# [What is expected]
Go through the lines below. Copy those with "this".
* start Data for processing *
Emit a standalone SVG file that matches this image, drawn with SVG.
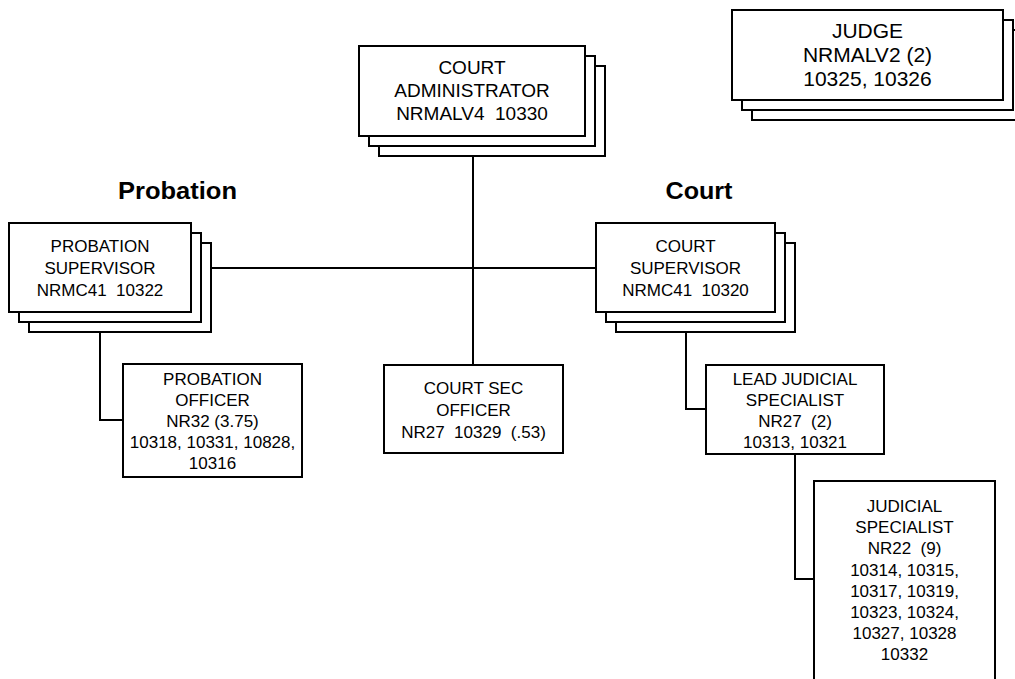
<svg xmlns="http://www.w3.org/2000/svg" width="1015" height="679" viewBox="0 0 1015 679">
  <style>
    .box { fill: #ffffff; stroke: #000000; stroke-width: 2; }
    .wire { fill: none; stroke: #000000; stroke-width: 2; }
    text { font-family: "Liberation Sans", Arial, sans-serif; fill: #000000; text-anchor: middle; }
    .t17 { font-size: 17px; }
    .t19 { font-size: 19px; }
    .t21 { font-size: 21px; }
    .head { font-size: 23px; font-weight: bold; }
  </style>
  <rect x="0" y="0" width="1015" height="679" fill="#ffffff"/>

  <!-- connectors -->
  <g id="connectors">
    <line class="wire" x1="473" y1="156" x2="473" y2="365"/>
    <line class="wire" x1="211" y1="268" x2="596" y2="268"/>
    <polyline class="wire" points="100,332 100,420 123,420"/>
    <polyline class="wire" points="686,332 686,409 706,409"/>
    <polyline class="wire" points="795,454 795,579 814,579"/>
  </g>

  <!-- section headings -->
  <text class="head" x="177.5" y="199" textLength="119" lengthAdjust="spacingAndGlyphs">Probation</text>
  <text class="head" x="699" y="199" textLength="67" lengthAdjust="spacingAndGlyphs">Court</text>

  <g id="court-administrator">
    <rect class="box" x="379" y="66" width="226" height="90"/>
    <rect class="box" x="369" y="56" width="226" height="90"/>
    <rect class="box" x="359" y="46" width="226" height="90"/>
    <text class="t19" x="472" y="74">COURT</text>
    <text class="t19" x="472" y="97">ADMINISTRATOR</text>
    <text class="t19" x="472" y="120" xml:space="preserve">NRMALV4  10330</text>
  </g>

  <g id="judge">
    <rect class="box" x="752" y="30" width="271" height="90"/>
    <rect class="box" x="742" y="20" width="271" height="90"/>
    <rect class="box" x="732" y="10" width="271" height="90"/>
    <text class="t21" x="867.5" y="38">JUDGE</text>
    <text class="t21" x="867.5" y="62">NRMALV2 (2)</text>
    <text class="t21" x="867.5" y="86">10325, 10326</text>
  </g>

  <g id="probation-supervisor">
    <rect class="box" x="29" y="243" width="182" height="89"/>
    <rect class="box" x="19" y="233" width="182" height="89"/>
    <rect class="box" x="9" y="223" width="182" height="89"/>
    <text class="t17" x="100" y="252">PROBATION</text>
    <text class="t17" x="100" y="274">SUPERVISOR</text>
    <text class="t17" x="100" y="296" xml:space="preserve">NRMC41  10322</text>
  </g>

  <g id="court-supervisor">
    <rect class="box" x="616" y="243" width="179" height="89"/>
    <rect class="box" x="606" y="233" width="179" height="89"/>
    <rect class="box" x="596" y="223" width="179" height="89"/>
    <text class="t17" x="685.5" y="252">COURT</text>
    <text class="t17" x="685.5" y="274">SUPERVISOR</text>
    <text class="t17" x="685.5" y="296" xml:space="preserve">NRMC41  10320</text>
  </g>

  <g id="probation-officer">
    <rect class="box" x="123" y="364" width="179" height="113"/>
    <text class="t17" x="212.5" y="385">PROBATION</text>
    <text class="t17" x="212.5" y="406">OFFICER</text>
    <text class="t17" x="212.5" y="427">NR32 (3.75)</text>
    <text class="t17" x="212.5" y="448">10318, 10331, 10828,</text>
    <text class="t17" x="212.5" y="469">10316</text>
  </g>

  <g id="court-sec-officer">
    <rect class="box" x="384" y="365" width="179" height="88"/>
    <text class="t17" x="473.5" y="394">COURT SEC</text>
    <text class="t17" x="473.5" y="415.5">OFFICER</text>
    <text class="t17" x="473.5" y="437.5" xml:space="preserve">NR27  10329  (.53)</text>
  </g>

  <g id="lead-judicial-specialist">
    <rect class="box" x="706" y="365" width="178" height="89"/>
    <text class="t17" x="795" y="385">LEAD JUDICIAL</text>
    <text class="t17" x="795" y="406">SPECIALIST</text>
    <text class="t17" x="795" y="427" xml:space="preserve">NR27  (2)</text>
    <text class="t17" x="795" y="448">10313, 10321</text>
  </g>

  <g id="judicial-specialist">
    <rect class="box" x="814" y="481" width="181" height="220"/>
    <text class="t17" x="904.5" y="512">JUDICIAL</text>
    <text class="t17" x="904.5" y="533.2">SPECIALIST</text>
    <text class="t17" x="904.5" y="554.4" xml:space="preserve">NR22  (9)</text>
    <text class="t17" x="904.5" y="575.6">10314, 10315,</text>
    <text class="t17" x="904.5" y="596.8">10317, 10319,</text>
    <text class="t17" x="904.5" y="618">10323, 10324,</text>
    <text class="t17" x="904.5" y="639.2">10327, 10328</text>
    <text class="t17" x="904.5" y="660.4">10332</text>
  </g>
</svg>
* end Data for processing *
* start Data for processing *
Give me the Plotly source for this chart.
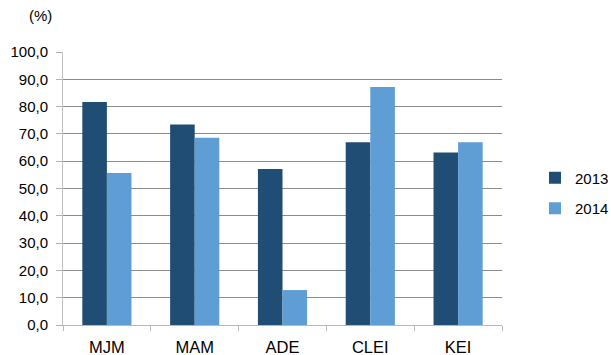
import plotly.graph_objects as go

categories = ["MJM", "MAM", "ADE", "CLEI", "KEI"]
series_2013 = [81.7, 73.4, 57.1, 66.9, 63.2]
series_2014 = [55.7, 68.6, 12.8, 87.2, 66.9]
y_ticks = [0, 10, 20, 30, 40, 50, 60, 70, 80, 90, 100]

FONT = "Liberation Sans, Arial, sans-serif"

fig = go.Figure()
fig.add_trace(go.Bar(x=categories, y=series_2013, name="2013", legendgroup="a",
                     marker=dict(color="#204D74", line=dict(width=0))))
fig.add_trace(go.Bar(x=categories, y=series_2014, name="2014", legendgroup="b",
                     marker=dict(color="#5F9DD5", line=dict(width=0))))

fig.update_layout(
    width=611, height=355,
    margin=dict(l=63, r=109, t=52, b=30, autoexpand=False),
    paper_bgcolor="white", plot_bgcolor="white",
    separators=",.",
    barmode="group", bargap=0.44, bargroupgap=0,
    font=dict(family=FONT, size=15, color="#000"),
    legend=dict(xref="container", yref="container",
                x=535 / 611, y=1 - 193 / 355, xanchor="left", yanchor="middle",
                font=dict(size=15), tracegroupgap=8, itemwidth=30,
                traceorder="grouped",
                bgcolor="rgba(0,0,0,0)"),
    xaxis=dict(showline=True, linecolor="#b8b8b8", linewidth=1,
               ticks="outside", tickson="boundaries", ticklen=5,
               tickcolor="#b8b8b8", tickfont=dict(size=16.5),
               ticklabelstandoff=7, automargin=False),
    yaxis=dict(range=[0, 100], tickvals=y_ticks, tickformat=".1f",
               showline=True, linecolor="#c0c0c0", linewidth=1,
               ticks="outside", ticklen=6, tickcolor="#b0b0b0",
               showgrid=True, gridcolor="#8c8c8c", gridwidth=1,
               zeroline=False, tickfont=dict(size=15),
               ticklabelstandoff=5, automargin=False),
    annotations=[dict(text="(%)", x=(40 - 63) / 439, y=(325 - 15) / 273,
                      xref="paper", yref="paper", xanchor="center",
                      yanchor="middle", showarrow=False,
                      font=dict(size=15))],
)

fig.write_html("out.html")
* end Data for processing *
# [In response]
Emit a standalone SVG file that matches this image, drawn with SVG.
Give me the Plotly source for this chart.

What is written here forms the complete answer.